::: Material provided

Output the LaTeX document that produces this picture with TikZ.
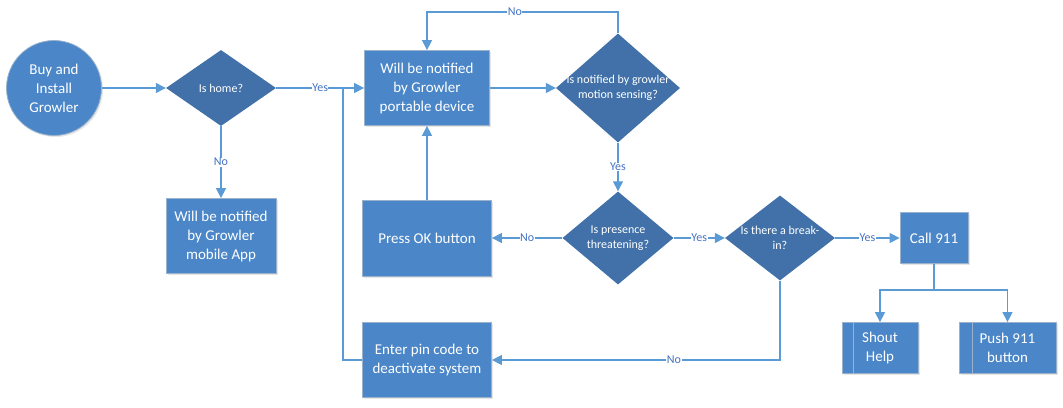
\documentclass[tikz,border=0pt]{standalone}
\usepackage{fontspec}
\setmainfont{Carlito}
\usetikzlibrary{shapes.geometric,arrows.meta,shadows}
\definecolor{boxfill}{RGB}{74,134,200}
\definecolor{boxedge}{RGB}{155,178,205}
\definecolor{diafill}{RGB}{65,113,168}
\definecolor{linec}{RGB}{91,155,213}
\definecolor{labc}{RGB}{68,114,196}
\begin{document}
\begin{tikzpicture}[x=1pt,y=-1pt,
 procbox/.style={rectangle, fill=boxfill, draw=boxedge, line width=0.8pt, text=white, align=center,
   font=\fontsize{15}{19}\selectfont, inner sep=0pt,
   drop shadow={opacity=0.2,shadow xshift=1.5pt,shadow yshift=-1.5pt}},
 startnode/.style={circle, fill=boxfill, draw=boxedge, line width=0.8pt, text=white, align=center,
   font=\fontsize{15}{19}\selectfont, inner sep=0pt,
   drop shadow={opacity=0.2,shadow xshift=1.5pt,shadow yshift=-1.5pt}},
 dia/.style={diamond, fill=diafill, draw=none, inner sep=0pt},
 diatext/.style={text=white, align=center, font=\fontsize{12}{15}\selectfont},
 conn/.style={draw=linec, line width=1.3pt, -{Triangle[length=10pt,width=10pt]}},
 plain/.style={draw=linec, line width=1.3pt},
 elab/.style={fill=white, text=labc, font=\fontsize{12}{14}\selectfont, inner sep=0.5pt}
]
\useasboundingbox (0,0) rectangle (1063,407);

\node[startnode, minimum size=95pt] (start) at (54,88) {Buy and\\Install\\Growler};
\node[dia, minimum width=110pt, minimum height=76pt] (d1) at (221,88) {};
\node[diatext] (t1) at (d1) {Is home?};
\node[procbox, minimum width=110pt, minimum height=75pt] (app) at (221,236) {Will be notified\\by Growler\\mobile App};
\node[procbox, minimum width=125pt, minimum height=75pt] (port) at (427,88) {Will be notified\\by Growler\\portable device};
\node[dia, minimum width=124pt, minimum height=109pt] (d2) at (618,88) {};
\node[diatext] (t2) at (d2) {Is notified by growler\\motion sensing?};
\node[procbox, minimum width=129pt, minimum height=76pt] (ok) at (427,238) {Press OK button};
\node[dia, minimum width=111pt, minimum height=93pt] (d3) at (618,238) {};
\node[diatext] (t3) at (d3) {Is presence\\threatening?};
\node[procbox, minimum width=129pt, minimum height=75pt] (pin) at (427,360) {Enter pin code to\\deactivate system};
\node[dia, minimum width=110pt, minimum height=85pt] (d4) at (780,238) {};
\node[diatext] (t4) at (d4) {Is there a break-\\in?};
\node[procbox, minimum width=68pt, minimum height=51pt] (call) at (934,238) {Call 911};
\node[procbox, minimum width=76pt, minimum height=51pt] (shout) at (880,348) {Shout\\Help};
\node[procbox, minimum width=97pt, minimum height=51pt] (push) at (1007.5,348) {Push 911\\button};
\draw[boxedge, line width=0.8pt] ([xshift=12pt]shout.north west) -- ([xshift=12pt]shout.south west);
\draw[boxedge, line width=0.8pt] ([xshift=14pt]push.north west) -- ([xshift=14pt]push.south west);

\coordinate (j) at (343,88);
\coordinate (br) at (934,290);

\draw[conn] (start) -- (d1);
\draw[conn] (d1) -- node[elab]{No} (app);
\draw[conn] (d1.east) -- node[elab]{Yes} (port.west);
\draw[plain] (pin.west) -| (j);
\draw[conn] (port) -- (d2);
\draw[conn] (d2.north) -- (d2.north |- 0,12) -- node[elab, pos=0.54]{No} (port.north |- 0,12) -- (port.north);
\draw[conn] (d2) -- node[elab]{Yes} (d3);
\draw[conn] (d3) -- node[elab]{No} (ok);
\draw[conn] (ok) -- (port);
\draw[conn] (d3) -- node[elab]{Yes} (d4);
\draw[conn] (d4.south) |- node[elab, pos=0.684]{No} (pin.east);
\draw[conn] (d4) -- node[elab]{Yes} (call);
\draw[plain] (call.south) -- (br);
\draw[conn] (br) -| (shout.north);
\draw[conn] (br) -| (push.north);
\end{tikzpicture}
\end{document}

::::::

Problem details:
Extract the full listing exactly, with the pictures left out.

Final result:
Output the LaTeX document that produces this picture with TikZ.
\documentclass[tikz,border=0pt]{standalone}
\usepackage{fontspec}
\setmainfont{Carlito}
\usetikzlibrary{shapes.geometric,arrows.meta,shadows}
\definecolor{boxfill}{RGB}{74,134,200}
\definecolor{boxedge}{RGB}{155,178,205}
\definecolor{diafill}{RGB}{65,113,168}
\definecolor{linec}{RGB}{91,155,213}
\definecolor{labc}{RGB}{68,114,196}
\begin{document}
\begin{tikzpicture}[x=1pt,y=-1pt,
 procbox/.style={rectangle, fill=boxfill, draw=boxedge, line width=0.8pt, text=white, align=center,
   font=\fontsize{15}{19}\selectfont, inner sep=0pt,
   drop shadow={opacity=0.2,shadow xshift=1.5pt,shadow yshift=-1.5pt}},
 startnode/.style={circle, fill=boxfill, draw=boxedge, line width=0.8pt, text=white, align=center,
   font=\fontsize{15}{19}\selectfont, inner sep=0pt,
   drop shadow={opacity=0.2,shadow xshift=1.5pt,shadow yshift=-1.5pt}},
 dia/.style={diamond, fill=diafill, draw=none, inner sep=0pt},
 diatext/.style={text=white, align=center, font=\fontsize{12}{15}\selectfont},
 conn/.style={draw=linec, line width=1.3pt, -{Triangle[length=10pt,width=10pt]}},
 plain/.style={draw=linec, line width=1.3pt},
 elab/.style={fill=white, text=labc, font=\fontsize{12}{14}\selectfont, inner sep=0.5pt}
]
\useasboundingbox (0,0) rectangle (1063,407);

\node[startnode, minimum size=95pt] (start) at (54,88) {Buy and\\Install\\Growler};
\node[dia, minimum width=110pt, minimum height=76pt] (d1) at (221,88) {};
\node[diatext] (t1) at (d1) {Is home?};
\node[procbox, minimum width=110pt, minimum height=75pt] (app) at (221,236) {Will be notified\\by Growler\\mobile App};
\node[procbox, minimum width=125pt, minimum height=75pt] (port) at (427,88) {Will be notified\\by Growler\\portable device};
\node[dia, minimum width=124pt, minimum height=109pt] (d2) at (618,88) {};
\node[diatext] (t2) at (d2) {Is notified by growler\\motion sensing?};
\node[procbox, minimum width=129pt, minimum height=76pt] (ok) at (427,238) {Press OK button};
\node[dia, minimum width=111pt, minimum height=93pt] (d3) at (618,238) {};
\node[diatext] (t3) at (d3) {Is presence\\threatening?};
\node[procbox, minimum width=129pt, minimum height=75pt] (pin) at (427,360) {Enter pin code to\\deactivate system};
\node[dia, minimum width=110pt, minimum height=85pt] (d4) at (780,238) {};
\node[diatext] (t4) at (d4) {Is there a break-\\in?};
\node[procbox, minimum width=68pt, minimum height=51pt] (call) at (934,238) {Call 911};
\node[procbox, minimum width=76pt, minimum height=51pt] (shout) at (880,348) {Shout\\Help};
\node[procbox, minimum width=97pt, minimum height=51pt] (push) at (1007.5,348) {Push 911\\button};
\draw[boxedge, line width=0.8pt] ([xshift=12pt]shout.north west) -- ([xshift=12pt]shout.south west);
\draw[boxedge, line width=0.8pt] ([xshift=14pt]push.north west) -- ([xshift=14pt]push.south west);

\coordinate (j) at (343,88);
\coordinate (br) at (934,290);

\draw[conn] (start) -- (d1);
\draw[conn] (d1) -- node[elab]{No} (app);
\draw[conn] (d1.east) -- node[elab]{Yes} (port.west);
\draw[plain] (pin.west) -| (j);
\draw[conn] (port) -- (d2);
\draw[conn] (d2.north) -- (d2.north |- 0,12) -- node[elab, pos=0.54]{No} (port.north |- 0,12) -- (port.north);
\draw[conn] (d2) -- node[elab]{Yes} (d3);
\draw[conn] (d3) -- node[elab]{No} (ok);
\draw[conn] (ok) -- (port);
\draw[conn] (d3) -- node[elab]{Yes} (d4);
\draw[conn] (d4.south) |- node[elab, pos=0.684]{No} (pin.east);
\draw[conn] (d4) -- node[elab]{Yes} (call);
\draw[plain] (call.south) -- (br);
\draw[conn] (br) -| (shout.north);
\draw[conn] (br) -| (push.north);
\end{tikzpicture}
\end{document}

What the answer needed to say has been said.